If the job post doesn't specify whom you should address, it's not wise to resort to guessing games. Say you're applying for a position within a specific department. Addressing the letter to "Dear Well-Known Department Head" might not be a good move, because perhaps the "Also Well-Known Department Head Assistant" is the hiring manager. Or the human resources department might be handling all first-level correspondence. Either way, you run the risk of addressing the letter to the wrong person. "My recommendation is not to use a salutation at all but to use a subject line," Kursmark says. "Salutations are work-arounds that don't work very well."
When in doubt: If your cover letter feels naked sans salutation, Kursmark suggests addressing a greeting to "Dear Hiring Professional." You can also call the company directly to ask to whom you should address your letter.
2. If you're including typos and misspelled words, "your" going to miss a good opportunity. Often, it's not on obvious spelling errors that job seekers get snagged, but on the little niggling slip-ups that spell check might not catch. Quadruple-check all their vs. there sentences and watch out for its vs. it's mentions. You should also be diligent to avoid common grammar mistakes, and know when to use "that" vs. "which" or "its" instead of "their." These tiny boo-boos won't seem tiny to the grammarian hiring manager.

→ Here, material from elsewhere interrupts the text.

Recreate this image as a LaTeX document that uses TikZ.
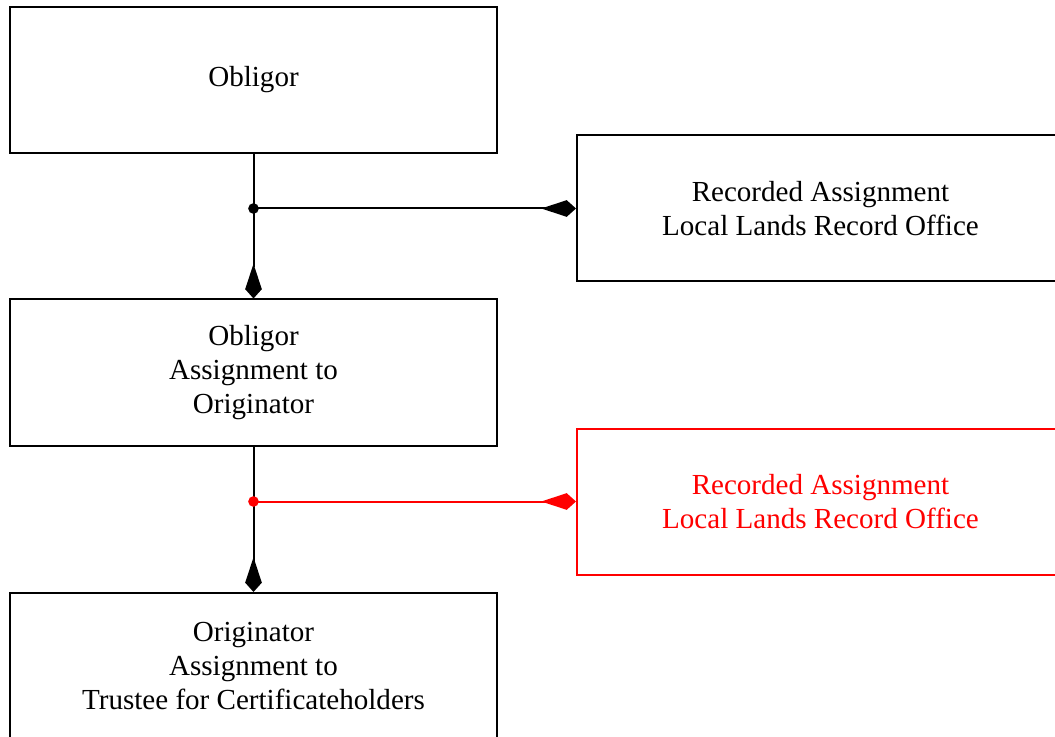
\documentclass[tikz,border=0pt]{standalone}
\usepackage{fontspec}
\setmainfont{Liberation Serif}
\usetikzlibrary{arrows.meta}
\begin{document}
\begin{tikzpicture}[x=0.75pt,y=-0.75pt,
  box/.style={draw,line width=1.5pt,minimum width=487*0.75pt,minimum height=146*0.75pt,
    inner sep=0pt,align=center,font=\fontsize{21.8}{25.5}\selectfont},
  conn/.style={line width=1.5pt,-{Kite[length=26pt,width=12.5pt,inset=19pt]}},
  dot/.style={circle,fill,inner sep=0pt,minimum size=8pt}]
\useasboundingbox (0,0) rectangle (1055,737);
\node[box] (ob) at (253.5,80) {Obligor};
\node[box] (r1) at (820.5,208.5) {Recorded Assignment\\Local Lands Record Office};
\node[box] (oa) at (253.5,372.5) {Obligor\\Assignment to\\Originator};
\node[box,red] (r2) at (820.5,501.5) {Recorded Assignment\\Local Lands Record Office};
\node[box] (or) at (253.5,666) {Originator\\Assignment to\\Trustee for Certificateholders};
\coordinate (d1) at (ob.south |- r1.west);
\coordinate (d2) at (oa.south |- r2.west);
\draw[conn] (ob.south) -- (oa.north);
\draw[conn] (d1) -- (r1.west);
\node[dot] at (d1) {};
\draw[conn] (oa.south) -- (or.north);
\draw[conn,red] (d2) -- (r2.west);
\node[dot,red] at (d2) {};
\end{tikzpicture}
\end{document}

"Your letter is an indication of your communication skills," says Kursmark. "If you can't write a letter for a job, what are you going to do when you're writing emails, or speaking to people on the telephone?"
Also falling under typos and misspellings: botching the name of the hiring manager. Leslie Smyth won't appreciate receiving Lesley Smith's mail. "People are sensitive about their names," Kursmark says. "They want their name spelled correctly, and they get offended if it's spelled wrong. All might not be lost—it depends on how sensitive the [hiring manager] is. But you should still avoid making this mistake entirely."

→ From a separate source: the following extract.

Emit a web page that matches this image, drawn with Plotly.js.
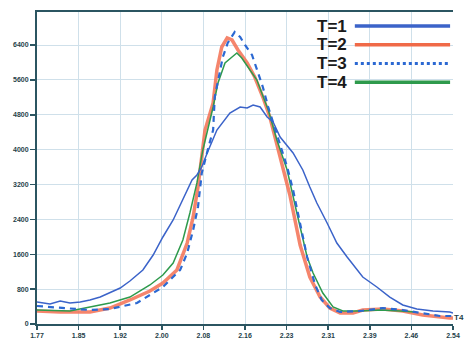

When in doubt: It's always harder to spot your own mistakes. Ask an impartial friend or a mentor if they'd be willing to proofread your job materials.
3. If you're using a form letter, it will come across as _______________________ [insert an adjective for "impersonal"]. It's a good idea to have a boilerplate that you can use for most cover letters. It's a bad idea not to customize that boilerplate every time you apply to a new position, addressing what specific qualifications you have that will fulfill the job description. "You don't want to give the impression to the people reading it that you're applying for any job. A custom letter explains how you can be of value to the position and how you can help the company," Kursmark says.